Librdkafka的操作处理队列
- Librdkafka将与kafka broker的交互,内部实现的一些操作,都封装成operator结构, 然后放入操作处理队列里, 统一处理;
- 这个队列其实也是一个线程间通讯的管道;
- 围绕这个队列的操作,是rdkafka的精华所在, 如果搞过windows编程的话,这个相当于event loop, 如果搞过golang的话,这个跟channel有点像;
- 包括如下结构介绍:
- rd_kafka_q_s
- d_kafka_queue_s
rd_kafka_q_s
- 所在文件: src/rdkafka_queue.h(c)
- 定义:
struct rd_kafka_q_s {
mtx_t rkq_lock; // 对队列操作的加锁用
cnd_t rkq_cond; // 队列中放入新的元素时, 用条件变量唤醒相应的等待线程
struct rd_kafka_q_s *rkq_fwdq; /* Forwarded/Routed queue.

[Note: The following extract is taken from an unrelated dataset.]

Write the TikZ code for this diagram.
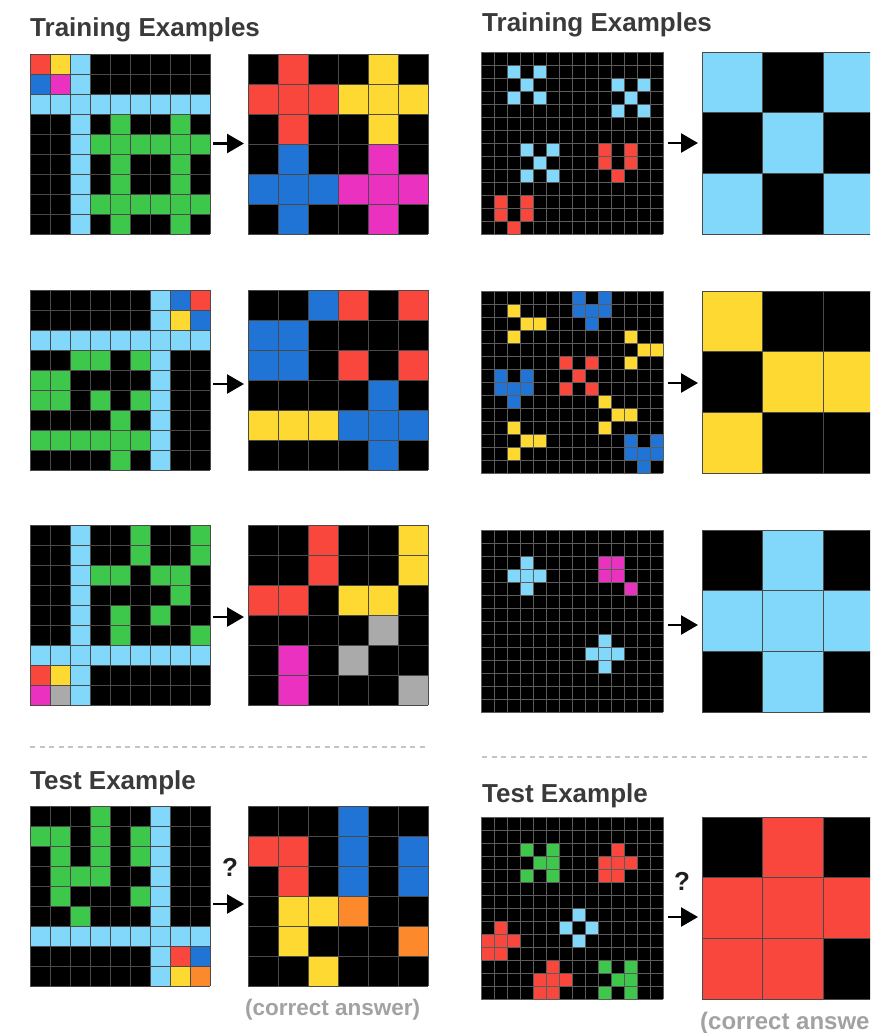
\documentclass[tikz,border=0pt]{standalone}
\usepackage{fontspec}
\setmainfont{Liberation Sans}
\usetikzlibrary{arrows.meta}
\definecolor{cK}{HTML}{000000}
\definecolor{cR}{HTML}{F9473D}
\definecolor{cY}{HTML}{FED932}
\definecolor{cL}{HTML}{81D8FA}
\definecolor{cB}{HTML}{1F74D6}
\definecolor{cM}{HTML}{EA31BF}
\definecolor{cG}{HTML}{3DC84B}
\definecolor{cA}{HTML}{AAAAAA}
\definecolor{cO}{HTML}{FC8A2C}
\definecolor{gridc}{HTML}{4A4A4A}
\definecolor{gridd}{HTML}{5C5C5C}
\definecolor{titlec}{HTML}{3A3A3A}
\definecolor{ansc}{HTML}{A2A2A2}
\definecolor{sepc}{HTML}{C4C4C4}
\tikzset{
  gl/.style={draw=gridc, line width=0.8pt},
  gls/.style={draw=gridd, line width=0.6pt},
  arr/.style={line width=2.6pt, draw=black, -{Triangle[length=17pt,width=19pt]}},
  title/.style={anchor=base west, font=\bfseries\fontsize{26}{30}\selectfont, text=titlec, inner sep=0pt},
  qmark/.style={font=\bfseries\fontsize{26}{30}\selectfont, text=black!88, inner sep=0pt},
  ans/.style={anchor=base west, font=\bfseries\fontsize{22.5}{26}\selectfont, text=ansc, inner sep=0pt},
  sepline/.style={draw=sepc, line width=1.5pt, dash pattern=on 5pt off 4.5pt},
}
\newcommand\ArcRows[4]{%
  \foreach \rowd [count=\rr from 0] in {#4} {%
    \foreach \cc [count=\kk from 0] in \rowd {%
      \fill[fill=c\cc] ({#1+\kk*#3},{#2+\rr*#3}) rectangle ++(#3,#3);
    }}}
\newcommand\ArcBlack[4]{\fill[cK] (#1,#2) rectangle ++({#3*#4},{#3*#4});}
\newcommand\ArcCells[4]{%
  \foreach \rr/\kk/\cc in {#4} {%
    \fill[fill=c\cc] ({#1+\kk*#3},{#2+\rr*#3}) rectangle ++(#3,#3);}}
\newcommand\ArcLines[5]{%
  \foreach \ii in {0,...,#3} {%
    \draw[#5] ({#1+\ii*#4},#2) -- ++(0,{#3*#4});
    \draw[#5] (#1,{#2+\ii*#4}) -- ++({#3*#4},0);
  }}
\begin{document}
\begin{tikzpicture}[x=1pt,y=-1pt]
\useasboundingbox (0,0) rectangle (870,1033);
\clip (0,0) rectangle (870,1033);
\fill[white] (0,0) rectangle (870,1033);

% ---------- titles ----------
\node[title] (tl) at (30,37) {Training Examples};
\node[title] (tr) at (482,32) {Training Examples};
\node[title] (tel) at (30,789) {Test Example};
\node[title] (ter) at (482,802) {Test Example};
\coordinate (sl1) at (30,747); \coordinate (sl2) at (428,747);
\coordinate (sr1) at (482,757); \coordinate (sr2) at (870,757);
\draw[sepline] (sl1) -- (sl2);
\draw[sepline] (sr1) -- (sr2);

% ---------- left column ----------
% row 1
\ArcRows{30}{54}{20}{{R,Y,L,K,K,K,K,K,K},{B,M,L,K,K,K,K,K,K},{L,L,L,L,L,L,L,L,L},{K,K,L,K,G,K,K,G,K},{K,K,L,G,G,G,G,G,G},{K,K,L,K,G,K,K,G,K},{K,K,L,K,G,K,K,G,K},{K,K,L,G,G,G,G,G,G},{K,K,L,K,G,K,K,G,K}}
\ArcLines{30}{54}{9}{20}{gl}
\ArcRows{248}{54}{30}{{K,R,K,K,Y,K},{R,R,R,Y,Y,Y},{K,R,K,K,Y,K},{K,B,K,K,M,K},{B,B,B,M,M,M},{K,B,K,K,M,K}}
\ArcLines{248}{54}{6}{30}{gl}
% row 2
\ArcRows{30}{290}{20}{{K,K,K,K,K,K,L,B,R},{K,K,K,K,K,K,L,Y,B},{L,L,L,L,L,L,L,L,L},{K,K,G,G,K,G,L,K,K},{G,G,K,K,K,K,L,K,K},{G,G,K,G,K,G,L,K,K},{K,K,K,K,G,K,L,K,K},{G,G,G,G,G,G,L,K,K},{K,K,K,K,G,K,L,K,K}}
\ArcLines{30}{290}{9}{20}{gl}
\ArcRows{248}{290}{30}{{K,K,B,R,K,R},{B,B,K,K,K,K},{B,B,K,R,K,R},{K,K,K,K,B,K},{Y,Y,Y,B,B,B},{K,K,K,K,B,K}}
\ArcLines{248}{290}{6}{30}{gl}
% row 3
\ArcRows{30}{525}{20}{{K,K,L,K,K,G,K,K,G},{K,K,L,K,K,G,K,K,G},{K,K,L,G,G,K,G,G,K},{K,K,L,K,K,K,K,G,K},{K,K,L,K,G,K,G,K,K},{K,K,L,K,G,K,K,K,G},{L,L,L,L,L,L,L,L,L},{R,Y,L,K,K,K,K,K,K},{M,A,L,K,K,K,K,K,K}}
\ArcLines{30}{525}{9}{20}{gl}
\ArcRows{248}{525}{30}{{K,K,R,K,K,Y},{K,K,R,K,K,Y},{R,R,K,Y,Y,K},{K,K,K,K,A,K},{K,M,K,A,K,K},{K,M,K,K,K,A}}
\ArcLines{248}{525}{6}{30}{gl}
% row 4 (test)
\ArcRows{30}{806}{20}{{K,K,K,G,K,K,L,K,K},{G,G,K,G,K,G,L,K,K},{K,G,K,G,K,G,L,K,K},{K,G,G,G,K,K,L,K,K},{K,G,K,K,K,G,L,K,K},{K,K,G,K,K,K,L,K,K},{L,L,L,L,L,L,L,L,L},{K,K,K,K,K,K,L,R,B},{K,K,K,K,K,K,L,Y,O}}
\ArcLines{30}{806}{9}{20}{gl}
\ArcRows{248}{806}{30}{{K,K,K,B,K,K},{R,R,K,B,K,B},{K,R,K,B,K,B},{K,Y,Y,O,K,K},{K,Y,K,K,K,O},{K,K,Y,K,K,K}}
\ArcLines{248}{806}{6}{30}{gl}

% left arrows
\coordinate (la1s) at (213,143.5); \coordinate (la1e) at (244,143.5);
\coordinate (la2s) at (213,384); \coordinate (la2e) at (244,384);
\coordinate (la3s) at (213,617); \coordinate (la3e) at (244,617);
\coordinate (la4s) at (213,904); \coordinate (la4e) at (244,904);
\draw[arr] (la1s) -- (la1e);
\draw[arr] (la2s) -- (la2e);
\draw[arr] (la3s) -- (la3e);
\draw[arr] (la4s) -- (la4e);
\node[qmark] (ql) at (230,867) {?};
\node[ans] (al) at (245,1015) {(correct answer)};

% ---------- right column ----------
% row 1
\ArcBlack{481}{52}{14}{13}
\ArcCells{481}{52}{13}{1/2/L,1/4/L,2/3/L,3/2/L,3/4/L, 2/10/L,2/12/L,3/11/L,4/10/L,4/12/L, 7/3/L,7/5/L,8/4/L,9/3/L,9/5/L, 7/9/R,8/9/R,7/11/R,8/11/R,9/10/R, 11/1/R,12/1/R,11/3/R,12/3/R,13/2/R}
\ArcLines{481}{52}{14}{13}{gls}
\ArcRows{702}{52}{60.67}{{L,K,L},{K,L,K},{L,K,L}}
\ArcLines{702}{52}{3}{60.67}{gl}
% row 2
\ArcBlack{481}{291}{14}{13}
\ArcCells{481}{291}{13}{1/2/Y,2/3/Y,2/4/Y,3/2/Y, 3/11/Y,4/12/Y,4/13/Y,5/11/Y, 8/9/Y,9/10/Y,9/11/Y,10/9/Y, 10/2/Y,11/3/Y,11/4/Y,12/2/Y, 0/7/B,0/9/B,1/7/B,1/8/B,1/9/B,2/8/B, 6/1/B,6/3/B,7/1/B,7/2/B,7/3/B,8/2/B, 11/11/B,11/13/B,12/11/B,12/12/B,12/13/B,13/12/B, 5/6/R,5/8/R,6/7/R,7/6/R,7/8/R}
\ArcLines{481}{291}{14}{13}{gls}
\ArcRows{702}{291}{60.67}{{Y,K,K},{K,Y,Y},{Y,K,K}}
\ArcLines{702}{291}{3}{60.67}{gl}
% row 3
\ArcBlack{481}{530}{14}{13}
\ArcCells{481}{530}{13}{2/3/L,3/2/L,3/3/L,3/4/L,4/3/L, 8/9/L,9/8/L,9/9/L,9/10/L,10/9/L, 2/9/M,2/10/M,3/9/M,3/10/M,4/11/M}
\ArcLines{481}{530}{14}{13}{gls}
\ArcRows{702}{530}{60.67}{{K,L,K},{L,L,L},{K,L,K}}
\ArcLines{702}{530}{3}{60.67}{gl}
% row 4 (test)
\ArcBlack{481}{817}{14}{13}
\ArcCells{481}{817}{13}{2/3/G,2/5/G,3/4/G,3/5/G,4/3/G,4/5/G, 11/9/G,11/11/G,12/10/G,12/11/G,13/9/G,13/11/G, 2/10/R,3/9/R,3/10/R,3/11/R,4/9/R,4/10/R, 8/1/R,9/0/R,9/1/R,9/2/R,10/0/R,10/1/R, 11/5/R,12/4/R,12/5/R,12/6/R,13/4/R,13/5/R, 7/7/L,8/6/L,8/8/L,9/7/L}
\ArcLines{481}{817}{14}{13}{gls}
\ArcRows{702}{817}{60.67}{{K,R,K},{R,R,R},{R,R,K}}
\ArcLines{702}{817}{3}{60.67}{gl}

% right arrows
\coordinate (ra1s) at (668,143); \coordinate (ra1e) at (698,143);
\coordinate (ra2s) at (668,383); \coordinate (ra2e) at (698,383);
\coordinate (ra3s) at (668,625); \coordinate (ra3e) at (698,625);
\coordinate (ra4s) at (668,917); \coordinate (ra4e) at (698,917);
\draw[arr] (ra1s) -- (ra1e);
\draw[arr] (ra2s) -- (ra2e);
\draw[arr] (ra3s) -- (ra3e);
\draw[arr] (ra4s) -- (ra4e);
\node[qmark] (qr) at (682,881) {?};
\node[ans, font=\bfseries\fontsize{24}{28}\selectfont] (ar) at (700,1029) {(correct answer)};
\end{tikzpicture}
\end{document}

* Used in place of this queue
* for all operations. */
// 放入队列的操作都存在这个tailq队列里
struct rd_kafka_op_tailq rkq_q; /* TAILQ_HEAD(, rd_kafka_op_s) */
int rkq_qlen; /* Number of entries in queue */
int64_t rkq_qsize; /* Size of all entries in queue */
int rkq_refcnt; //引用计数
int rkq_flags; // 当前队列的状态,以下三个可选值
#define RD_KAFKA_Q_F_ALLOCATED 0x1 /* Allocated: rd_free on destroy */
#define RD_KAFKA_Q_F_READY 0x2 /* Queue is ready to be used.
* Flag is cleared on destroy */
#define RD_KAFKA_Q_F_FWD_APP 0x4 /* Queue is being forwarded by a call
* to rd_kafka_queue_forward. */
rd_kafka_t *rkq_rk; //此队列关联的rd_kafka_t句柄
//队列中放入新的元素时, 用向fd写入数据的方式唤醒相应的等待线程
struct rd_kafka_q_io *rkq_qio; /* FD-based application signalling */
// 队列中的操作被执行中所执行的回调函数
/* Op serve callback (optional).
* Mainly used for forwarded queues to use the original queue's
* serve function from the forwarded position.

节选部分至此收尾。